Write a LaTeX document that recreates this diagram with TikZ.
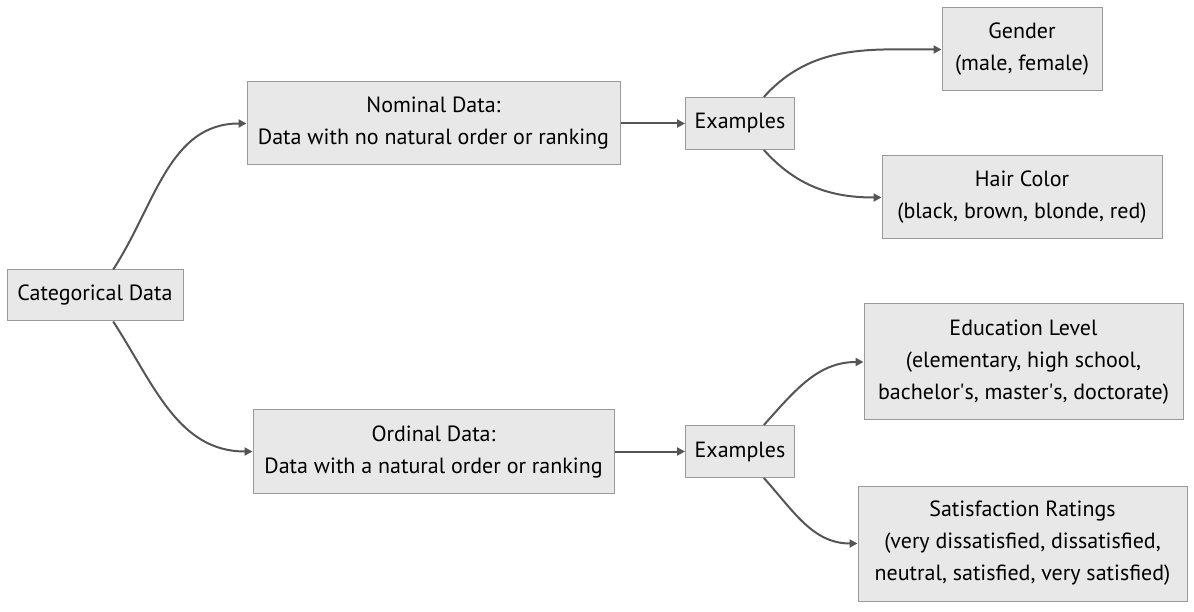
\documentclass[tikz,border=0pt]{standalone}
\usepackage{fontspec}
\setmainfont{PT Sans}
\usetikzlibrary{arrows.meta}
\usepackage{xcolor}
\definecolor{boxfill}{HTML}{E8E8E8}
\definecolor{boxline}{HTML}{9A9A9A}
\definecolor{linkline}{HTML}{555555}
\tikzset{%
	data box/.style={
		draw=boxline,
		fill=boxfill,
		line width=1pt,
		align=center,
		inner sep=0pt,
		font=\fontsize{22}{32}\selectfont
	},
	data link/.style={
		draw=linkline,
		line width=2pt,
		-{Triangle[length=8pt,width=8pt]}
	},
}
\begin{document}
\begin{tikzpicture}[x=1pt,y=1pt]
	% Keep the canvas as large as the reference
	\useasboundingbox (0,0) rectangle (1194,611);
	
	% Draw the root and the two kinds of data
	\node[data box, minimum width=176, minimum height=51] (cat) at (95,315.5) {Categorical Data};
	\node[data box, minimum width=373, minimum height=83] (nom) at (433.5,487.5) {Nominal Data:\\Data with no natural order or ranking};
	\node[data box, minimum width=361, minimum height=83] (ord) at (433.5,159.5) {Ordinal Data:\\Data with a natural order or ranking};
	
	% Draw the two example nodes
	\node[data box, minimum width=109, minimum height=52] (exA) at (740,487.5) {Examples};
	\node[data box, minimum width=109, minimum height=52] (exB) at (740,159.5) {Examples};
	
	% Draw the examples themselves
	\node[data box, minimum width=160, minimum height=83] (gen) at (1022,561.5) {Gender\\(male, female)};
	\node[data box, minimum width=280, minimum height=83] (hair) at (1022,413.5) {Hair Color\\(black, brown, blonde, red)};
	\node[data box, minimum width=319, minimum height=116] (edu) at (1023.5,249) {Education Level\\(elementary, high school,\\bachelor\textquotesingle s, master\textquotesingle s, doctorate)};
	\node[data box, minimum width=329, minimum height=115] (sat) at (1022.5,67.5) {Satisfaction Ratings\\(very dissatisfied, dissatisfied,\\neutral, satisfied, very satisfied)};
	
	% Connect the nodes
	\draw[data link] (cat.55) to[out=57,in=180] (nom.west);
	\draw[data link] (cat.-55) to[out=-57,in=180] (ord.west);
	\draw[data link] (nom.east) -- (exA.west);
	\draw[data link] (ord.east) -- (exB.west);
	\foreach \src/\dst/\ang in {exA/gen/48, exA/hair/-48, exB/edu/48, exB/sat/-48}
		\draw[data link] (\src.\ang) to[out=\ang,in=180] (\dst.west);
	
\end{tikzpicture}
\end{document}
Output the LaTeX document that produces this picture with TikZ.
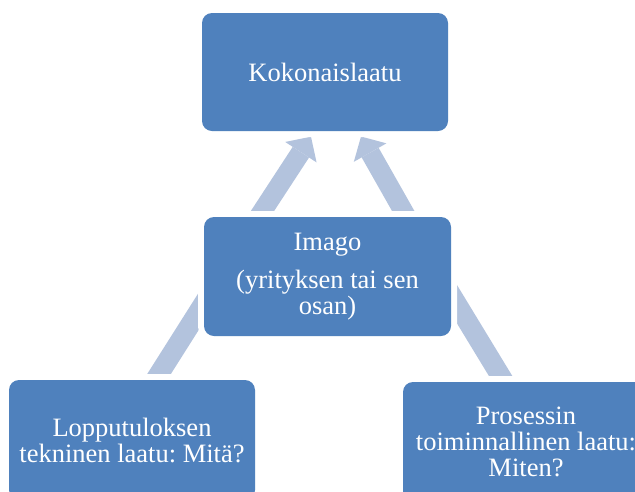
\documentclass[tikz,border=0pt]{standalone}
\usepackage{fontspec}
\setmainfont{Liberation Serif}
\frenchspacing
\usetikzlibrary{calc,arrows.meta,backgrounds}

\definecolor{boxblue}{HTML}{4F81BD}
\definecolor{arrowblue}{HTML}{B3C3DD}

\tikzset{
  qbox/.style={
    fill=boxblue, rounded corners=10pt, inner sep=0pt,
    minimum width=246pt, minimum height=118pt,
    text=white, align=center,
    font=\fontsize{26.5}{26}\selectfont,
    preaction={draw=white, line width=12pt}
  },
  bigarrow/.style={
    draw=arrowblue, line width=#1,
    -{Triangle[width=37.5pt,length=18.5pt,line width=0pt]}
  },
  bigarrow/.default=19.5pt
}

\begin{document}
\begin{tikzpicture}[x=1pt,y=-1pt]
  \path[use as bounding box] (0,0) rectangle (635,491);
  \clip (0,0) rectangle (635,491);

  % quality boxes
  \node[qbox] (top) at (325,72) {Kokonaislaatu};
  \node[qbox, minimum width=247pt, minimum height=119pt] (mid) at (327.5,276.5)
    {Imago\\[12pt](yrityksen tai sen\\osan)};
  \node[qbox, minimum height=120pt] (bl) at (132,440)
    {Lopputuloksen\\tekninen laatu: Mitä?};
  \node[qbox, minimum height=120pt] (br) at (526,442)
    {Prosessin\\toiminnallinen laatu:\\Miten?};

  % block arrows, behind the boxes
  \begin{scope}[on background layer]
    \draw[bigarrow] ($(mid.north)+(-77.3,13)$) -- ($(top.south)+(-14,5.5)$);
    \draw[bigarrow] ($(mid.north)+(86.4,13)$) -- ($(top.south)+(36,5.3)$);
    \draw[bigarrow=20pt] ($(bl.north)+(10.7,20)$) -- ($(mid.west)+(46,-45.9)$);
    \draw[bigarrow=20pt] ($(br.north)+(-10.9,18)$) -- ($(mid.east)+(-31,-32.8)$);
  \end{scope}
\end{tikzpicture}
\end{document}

========

◆ EXERCISE REQUIREMENTS:
Exact duplication of all the records is required; pictures are omitted from the copy.

◆ EXERCISE OUTPUT:
Write a LaTeX document that recreates this diagram with TikZ.
\documentclass[tikz,border=0pt]{standalone}
\usepackage{fontspec}
\setmainfont{PT Sans}
\usetikzlibrary{arrows.meta}
\usepackage{xcolor}
\definecolor{boxfill}{HTML}{E8E8E8}
\definecolor{boxline}{HTML}{9A9A9A}
\definecolor{linkline}{HTML}{555555}
\tikzset{%
	data box/.style={
		draw=boxline,
		fill=boxfill,
		line width=1pt,
		align=center,
		inner sep=0pt,
		font=\fontsize{22}{32}\selectfont
	},
	data link/.style={
		draw=linkline,
		line width=2pt,
		-{Triangle[length=8pt,width=8pt]}
	},
}
\begin{document}
\begin{tikzpicture}[x=1pt,y=1pt]
	% Keep the canvas as large as the reference
	\useasboundingbox (0,0) rectangle (1194,611);
	
	% Draw the root and the two kinds of data
	\node[data box, minimum width=176, minimum height=51] (cat) at (95,315.5) {Categorical Data};
	\node[data box, minimum width=373, minimum height=83] (nom) at (433.5,487.5) {Nominal Data:\\Data with no natural order or ranking};
	\node[data box, minimum width=361, minimum height=83] (ord) at (433.5,159.5) {Ordinal Data:\\Data with a natural order or ranking};
	
	% Draw the two example nodes
	\node[data box, minimum width=109, minimum height=52] (exA) at (740,487.5) {Examples};
	\node[data box, minimum width=109, minimum height=52] (exB) at (740,159.5) {Examples};
	
	% Draw the examples themselves
	\node[data box, minimum width=160, minimum height=83] (gen) at (1022,561.5) {Gender\\(male, female)};
	\node[data box, minimum width=280, minimum height=83] (hair) at (1022,413.5) {Hair Color\\(black, brown, blonde, red)};
	\node[data box, minimum width=319, minimum height=116] (edu) at (1023.5,249) {Education Level\\(elementary, high school,\\bachelor\textquotesingle s, master\textquotesingle s, doctorate)};
	\node[data box, minimum width=329, minimum height=115] (sat) at (1022.5,67.5) {Satisfaction Ratings\\(very dissatisfied, dissatisfied,\\neutral, satisfied, very satisfied)};
	
	% Connect the nodes
	\draw[data link] (cat.55) to[out=57,in=180] (nom.west);
	\draw[data link] (cat.-55) to[out=-57,in=180] (ord.west);
	\draw[data link] (nom.east) -- (exA.west);
	\draw[data link] (ord.east) -- (exB.west);
	\foreach \src/\dst/\ang in {exA/gen/48, exA/hair/-48, exB/edu/48, exB/sat/-48}
		\draw[data link] (\src.\ang) to[out=\ang,in=180] (\dst.west);
	
\end{tikzpicture}
\end{document}
Output the LaTeX document that produces this picture with TikZ.
\documentclass[tikz,border=0pt]{standalone}
\usepackage{fontspec}
\setmainfont{Liberation Serif}
\frenchspacing
\usetikzlibrary{calc,arrows.meta,backgrounds}

\definecolor{boxblue}{HTML}{4F81BD}
\definecolor{arrowblue}{HTML}{B3C3DD}

\tikzset{
  qbox/.style={
    fill=boxblue, rounded corners=10pt, inner sep=0pt,
    minimum width=246pt, minimum height=118pt,
    text=white, align=center,
    font=\fontsize{26.5}{26}\selectfont,
    preaction={draw=white, line width=12pt}
  },
  bigarrow/.style={
    draw=arrowblue, line width=#1,
    -{Triangle[width=37.5pt,length=18.5pt,line width=0pt]}
  },
  bigarrow/.default=19.5pt
}

\begin{document}
\begin{tikzpicture}[x=1pt,y=-1pt]
  \path[use as bounding box] (0,0) rectangle (635,491);
  \clip (0,0) rectangle (635,491);

  % quality boxes
  \node[qbox] (top) at (325,72) {Kokonaislaatu};
  \node[qbox, minimum width=247pt, minimum height=119pt] (mid) at (327.5,276.5)
    {Imago\\[12pt](yrityksen tai sen\\osan)};
  \node[qbox, minimum height=120pt] (bl) at (132,440)
    {Lopputuloksen\\tekninen laatu: Mitä?};
  \node[qbox, minimum height=120pt] (br) at (526,442)
    {Prosessin\\toiminnallinen laatu:\\Miten?};

  % block arrows, behind the boxes
  \begin{scope}[on background layer]
    \draw[bigarrow] ($(mid.north)+(-77.3,13)$) -- ($(top.south)+(-14,5.5)$);
    \draw[bigarrow] ($(mid.north)+(86.4,13)$) -- ($(top.south)+(36,5.3)$);
    \draw[bigarrow=20pt] ($(bl.north)+(10.7,20)$) -- ($(mid.west)+(46,-45.9)$);
    \draw[bigarrow=20pt] ($(br.north)+(-10.9,18)$) -- ($(mid.east)+(-31,-32.8)$);
  \end{scope}
\end{tikzpicture}
\end{document}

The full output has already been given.